Your cat leaves the house, disappears for six hours, comes back smelling like someone else's lasagna, and offers zero explanation. For years, this was just the deal. You accepted it. You moved on. Well, not anymore.
Smart cat collars are officially a thing, and Wired just put two of the biggest names head-to-head: the Tractive GPS Cat Tracker and the Fi Mini. Both promise GPS location tracking, activity monitoring, and sleep data. Yes, sleep data. For your cat. Who sleeps 16 hours a day. We love ambition.

What these things actually do
At their core, both collars do the same basic job - they tell you where your cat is and how much they're moving around. Given that most cats treat the outdoors like a classified black site operation, this is genuinely useful information and not just tech-bro overkill.
The Tractive has been around longer and leans harder into the health monitoring angle, tracking activity trends and sleep quality over time. The Fi Mini, originally a dog collar product that got downsized, is newer to the cat game but brings solid GPS chops to the table.

Why this actually matters
Here's the thing - beyond the obvious "where is my cat" panic use case, health tracking for pets is quietly becoming a big deal. Changes in activity levels or sleep patterns can flag early signs of illness before your cat is visibly unwell.
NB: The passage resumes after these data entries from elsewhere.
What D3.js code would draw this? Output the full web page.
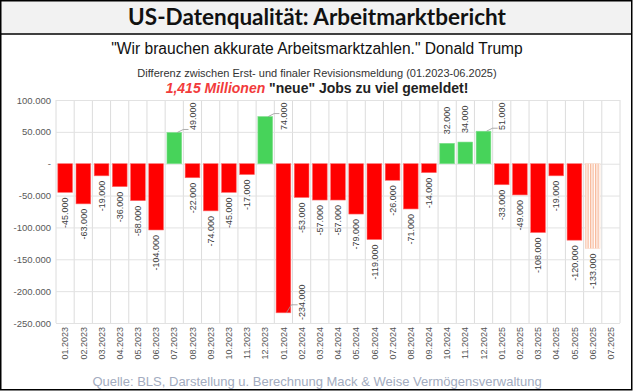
<!DOCTYPE html>
<html>
<head>
<meta charset="utf-8">
<script src="https://cdn.jsdelivr.net/npm/d3@7"></script>
<style>
  body { margin: 0; background: #fff; }
  svg text { font-family: "Liberation Sans", Arial, sans-serif; }
</style>
</head>
<body>
<div id="chart"></div>
<script>
// months (x axis)
var months = ["01.2023", "02.2023", "03.2023", "04.2023", "05.2023", "06.2023", "07.2023", "08.2023",
    "09.2023", "10.2023", "11.2023", "12.2023", "01.2024", "02.2024", "03.2024", "04.2024",
    "05.2024", "06.2024", "07.2024", "08.2024", "09.2024", "10.2024", "11.2024", "12.2024",
    "01.2025", "02.2025", "03.2025", "04.2025", "05.2025", "06.2025", "07.2025"];
// revision difference (jobs), null = no value yet
var revisions = [-45000, -63000, -19000, -36000, -58000, -104000, 49000, -22000,
    -74000, -45000, -17000, 74000, -234000, -53000, -57000, -57000,
    -79000, -119000, -26000, -71000, -14000, 32000, 34000, 51000,
    -33000, -49000, -108000, -19000, -120000, -133000, null];
// preliminary month (hatched)
var preliminary = ["06.2025"];
var yTicks = [100000, 50000, 0, -50000, -100000, -150000, -200000, -250000];

var W = 634, H = 392;
// german number format, plain hyphen as minus
var de = d3.formatLocale({ decimal: ",", thousands: ".", grouping: [3], currency: ["", ""], minus: "-" });
var fmt = function (v) {
    if (v === 0) return "-";
    return de.format(",")(v);
};

var svg = d3.select("#chart").append("svg")
    .attr("width", W)
    .attr("height", H);

// hatch pattern for the preliminary bar
var defs = svg.append("defs");
var pat = defs.append("pattern")
    .attr("id", "hatch")
    .attr("patternUnits", "userSpaceOnUse")
    .attr("width", 2.5)
    .attr("height", 4);
pat.append("rect").attr("width", 2.5).attr("height", 4).attr("fill", "#fff");
pat.append("rect").attr("width", 1.3).attr("height", 4).attr("fill", "#f8b99a");

// title band
svg.append("rect")
    .attr("x", 0.75).attr("y", 0.75)
    .attr("width", W - 3).attr("height", 33)
    .attr("fill", "#f2f2f2");
svg.append("text")
    .attr("x", 317).attr("y", 25)
    .attr("text-anchor", "middle")
    .style("font-family", "Lato, 'Open Sans', sans-serif")
    .style("font-weight", "bold")
    .style("font-size", "22.5px")
    .attr("fill", "#111")
    .text("US-Datenqualität: Arbeitmarktbericht");
svg.append("line")
    .attr("x1", 0).attr("x2", W - 2)
    .attr("y1", 34).attr("y2", 34)
    .attr("stroke", "#000").attr("stroke-width", 1.5);

// outer frame
svg.append("rect")
    .attr("x", 0.75).attr("y", 0.75)
    .attr("width", W - 3).attr("height", H - 3)
    .attr("fill", "none")
    .attr("stroke", "#000").attr("stroke-width", 1.5);

// headings
svg.append("text")
    .attr("x", 317).attr("y", 54)
    .attr("text-anchor", "middle")
    .style("font-size", "15.6px")
    .attr("fill", "#111")
    .text("\"Wir brauchen akkurate Arbeitsmarktzahlen.\" Donald Trump");
svg.append("text")
    .attr("x", 317).attr("y", 77)
    .attr("text-anchor", "middle")
    .style("font-size", "11px")
    .attr("fill", "#333")
    .text("Differenz zwischen Erst- und finaler Revisionsmeldung (01.2023-06.2025)");
var sub = svg.append("text")
    .attr("x", 317).attr("y", 93)
    .attr("text-anchor", "middle")
    .style("font-size", "14px")
    .style("font-weight", "bold");
sub.append("tspan").attr("fill", "#f23b3b").style("font-style", "italic").text("1,415 Millionen");
sub.append("tspan").attr("fill", "#222").text(" \"neue\" Jobs zu viel gemeldet!");

// scales
var x = d3.scaleBand().domain(months).range([56, 620]).paddingInner(0.19).paddingOuter(0.1);
var y = d3.scaleLinear().domain([-250000, 100000]).range([323, 100]);
var step = x.step();
var left = 56, right = 620;

// vertical grid lines (category borders)
svg.append("g").selectAll("line")
    .data(d3.range(months.length + 1))
    .join("line")
    .attr("x1", function (i) { return left + i * (right - left) / months.length; })
    .attr("x2", function (i) { return left + i * (right - left) / months.length; })
    .attr("y1", y(100000)).attr("y2", y(-250000))
    .attr("stroke", "#dcdcdc").attr("stroke-width", 1);

// horizontal grid + y labels
var yAxis = svg.append("g")
    .attr("transform", "translate(" + left + ",0)")
    .call(d3.axisLeft(y).tickValues(yTicks).tickFormat(fmt).tickSize(-(right - left)).tickPadding(5));
yAxis.select(".domain").remove();
yAxis.selectAll(".tick line").attr("stroke", "#e2e2e2");
yAxis.selectAll(".tick text")
    .style("font-family", "'Liberation Sans', Arial, sans-serif")
    .style("font-size", "9.5px")
    .attr("fill", "#595959");

// x labels
var xAxis = svg.append("g")
    .attr("transform", "translate(0," + y(-250000) + ")")
    .call(d3.axisBottom(x).tickSize(0));
xAxis.select(".domain").remove();
xAxis.selectAll(".tick text")
    .attr("transform", "rotate(-90)")
    .attr("text-anchor", "end")
    .attr("x", -4).attr("y", 0).attr("dy", "0.35em")
    .style("font-family", "'Liberation Sans', Arial, sans-serif")
    .style("font-size", "9px")
    .attr("fill", "#555");

// data
var data = months.map(function (m, i) {
    return { month: m, value: revisions[i], prelim: preliminary.indexOf(m) >= 0 };
}).filter(function (d) { return d.value !== null; });

function barColor(d) {
    if (d.prelim) return "url(#hatch)";
    return d.value >= 0 ? "#47d35a" : "#ff0000";
}

// bars
svg.append("g").selectAll("rect")
    .data(data)
    .join("rect")
    .attr("x", function (d) { return x(d.month); })
    .attr("width", x.bandwidth())
    .attr("y", function (d) { return y(Math.max(0, d.value)); })
    .attr("height", function (d) { return Math.abs(y(d.value) - y(0)); })
    .attr("fill", barColor)
    .attr("stroke", function (d) {
        if (d.prelim) return "#f9d8c6";
        return d.value >= 0 ? "#7fe08c" : "#ff6a6a";
    })
    .attr("stroke-width", 0.6);

// data labels (rotated); move aside with a leader line if they leave the plot
var labelSize = 9;
var labels = svg.append("g");
data.forEach(function (d) {
    var cx = x(d.month) + x.bandwidth() / 2;
    var yEnd = y(d.value);
    var txt = fmt(d.value);
    var len = txt.length * labelSize * 0.52;
    var pos = d.value >= 0;
    var anchorY = pos ? yEnd - 9 : yEnd + 5;
    var far = pos ? anchorY - len : anchorY + len;
    var lx = cx;
    var moved = false;
    if (pos && far < y.range()[1]) {
        moved = true;
        lx = cx + step;
        anchorY = y.range()[1] + 2 + len;
    } else if (!pos && far > y.range()[0]) {
        moved = true;
        lx = cx + step;
        anchorY = y.range()[0] - 3;
    }
    if (moved) {
        var bx = x(d.month) + x.bandwidth() * 0.7;
        labels.append("path")
            .attr("d", pos
                ? "M" + bx + "," + yEnd + "L" + (bx + 6) + "," + (yEnd - 3) + "L" + (lx - 4) + "," + (yEnd - 3)
                : "M" + bx + "," + yEnd + "L" + (bx + 5) + "," + (yEnd - 8) + "L" + (lx - 4) + "," + (yEnd - 8))
            .attr("fill", "none")
            .attr("stroke", "#999")
            .attr("stroke-width", 0.8);
    }
    labels.append("text")
        .attr("transform", "translate(" + lx + "," + anchorY + ") rotate(-90)")
        .attr("text-anchor", pos || moved ? "start" : "end")
        .attr("dy", "0.35em")
        .style("font-size", labelSize + "px")
        .attr("fill", "#404040")
        .text(txt);
});

// source
svg.append("text")
    .attr("x", 317).attr("y", 386)
    .attr("text-anchor", "middle")
    .style("font-size", "13px")
    .attr("fill", "#a3acc0")
    .text("Quelle: BLS, Darstellung u. Berechnung Mack & Weise Vermögensverwaltung");
</script>
</body>
</html>
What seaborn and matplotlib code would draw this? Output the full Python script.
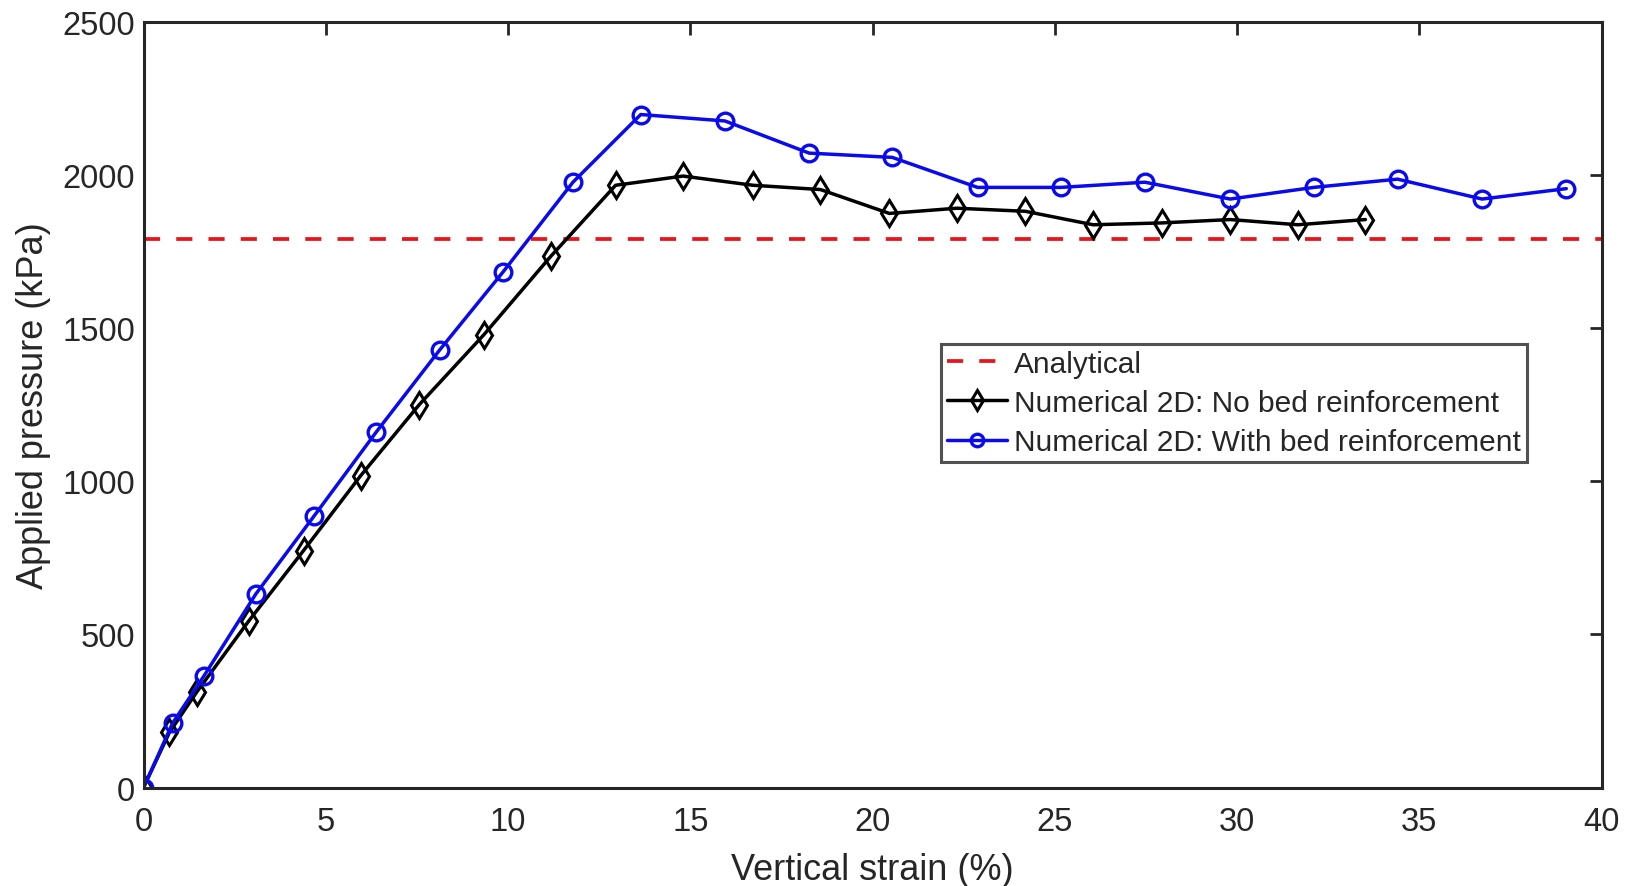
import numpy as np
import pandas as pd
import matplotlib
matplotlib.use("Agg")
import matplotlib.pyplot as plt
import seaborn as sns

# Data
strain_no = [0, 0.71, 1.46, 2.88, 4.39, 5.96, 7.56, 9.33, 11.18, 12.95, 14.8, 16.72,
             18.57, 20.46, 22.31, 24.19, 26.05, 27.93, 29.81, 31.67, 33.52]
press_no = [0, 180, 312, 543, 774, 1019, 1250, 1478, 1736, 1967, 1997, 1967,
            1953, 1875, 1892, 1882, 1838, 1844, 1855, 1838, 1855]
strain_with = [0, 0.8, 1.65, 3.08, 4.68, 6.39, 8.13, 9.87, 11.78, 13.64, 15.95, 18.26,
               20.54, 22.88, 25.16, 27.47, 29.81, 32.1, 34.4, 36.72, 39.03]
press_with = [0, 211, 363, 632, 887, 1162, 1430, 1685, 1977, 2198, 2177, 2072,
              2058, 1960, 1960, 1977, 1922, 1960, 1987, 1922, 1956]
analytical = 1790
x_ticks = [0, 5, 10, 15, 20, 25, 30, 35, 40]
y_ticks = [0, 500, 1000, 1500, 2000, 2500]
labels = ["Analytical", "Numerical 2D: No bed reinforcement",
          "Numerical 2D: With bed reinforcement"]

sns.set_style("white")
plt.rcParams['font.family'] = ['Liberation Sans', 'DejaVu Sans']

fig = plt.figure(figsize=(16.31, 8.87), dpi=100)
ax = fig.add_axes([0.088, 0.111, 0.894, 0.863])

df_no = pd.DataFrame({"x": strain_no, "y": press_no})
df_with = pd.DataFrame({"x": strain_with, "y": press_with})

ax.axhline(analytical, color="#e8141b", lw=2.7, ls=(0, (4.3, 4.3)), label=labels[0])
sns.lineplot(data=df_no, x="x", y="y", ax=ax, color="black", lw=2.5, marker="d",
             markersize=13.5, markerfacecolor="none", markeredgecolor="black",
             markeredgewidth=2.2, label=labels[1], sort=False)
sns.lineplot(data=df_with, x="x", y="y", ax=ax, color="#0a0aef", lw=2.5, marker="o",
             markersize=12, markerfacecolor="none", markeredgecolor="#0a0aef",
             markeredgewidth=2.4, label=labels[2], sort=False)

ax.set_xlim(0, 40)
ax.set_ylim(0, 2500)
ax.set_xticks(x_ticks)
ax.set_yticks(y_ticks)
ax.set_xlabel("Vertical strain (%)", fontsize=26, color="#262626", labelpad=11)
ax.set_ylabel("Applied pressure (kPa)", fontsize=26, color="#262626", labelpad=8)
ax.tick_params(direction="in", length=9, width=2, top=True, right=True,
               labelsize=23.5, colors="#262626")
ax.tick_params(axis="x", pad=13)
ax.tick_params(axis="y", pad=6)
for s in ax.spines.values():
    s.set_visible(True)
    s.set_linewidth(2.2)
    s.set_color("#262626")

leg = ax.legend(loc="upper left", bbox_to_anchor=(0.547, 0.58), fontsize=21.5,
                frameon=True, fancybox=False, handlelength=2.0, handletextpad=0.25,
                borderpad=0.2, labelspacing=0.38, borderaxespad=0, markerscale=0.75)
leg.get_frame().set_edgecolor("#262626")
leg.get_frame().set_linewidth(2.2)

fig.savefig("out.png", dpi=100)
Cats are notoriously good at hiding when something is wrong (they contain multitudes), so having baseline data over time is genuinely useful, not just cute.
It's basically a Fitbit for an animal that would absolutely judge you for wearing one.

The catch
Both devices require subscriptions to unlock the full GPS functionality, which is the part that will make you briefly furious before you remember you already spend a suspicious amount on artisanal cat food. Size and battery life also vary between the two, and for smaller cats especially, collar weight matters more than people expect.
Wired's full breakdown digs into the real-world performance differences, battery comparisons, and which collar ultimately earns the crown for each use case - so if you're genuinely in the market, that's your next click.
Bottom line: the era of your cat living a completely secret double life is slowly ending. Whether they're relieved or deeply offended by this development is, fittingly, impossible to know.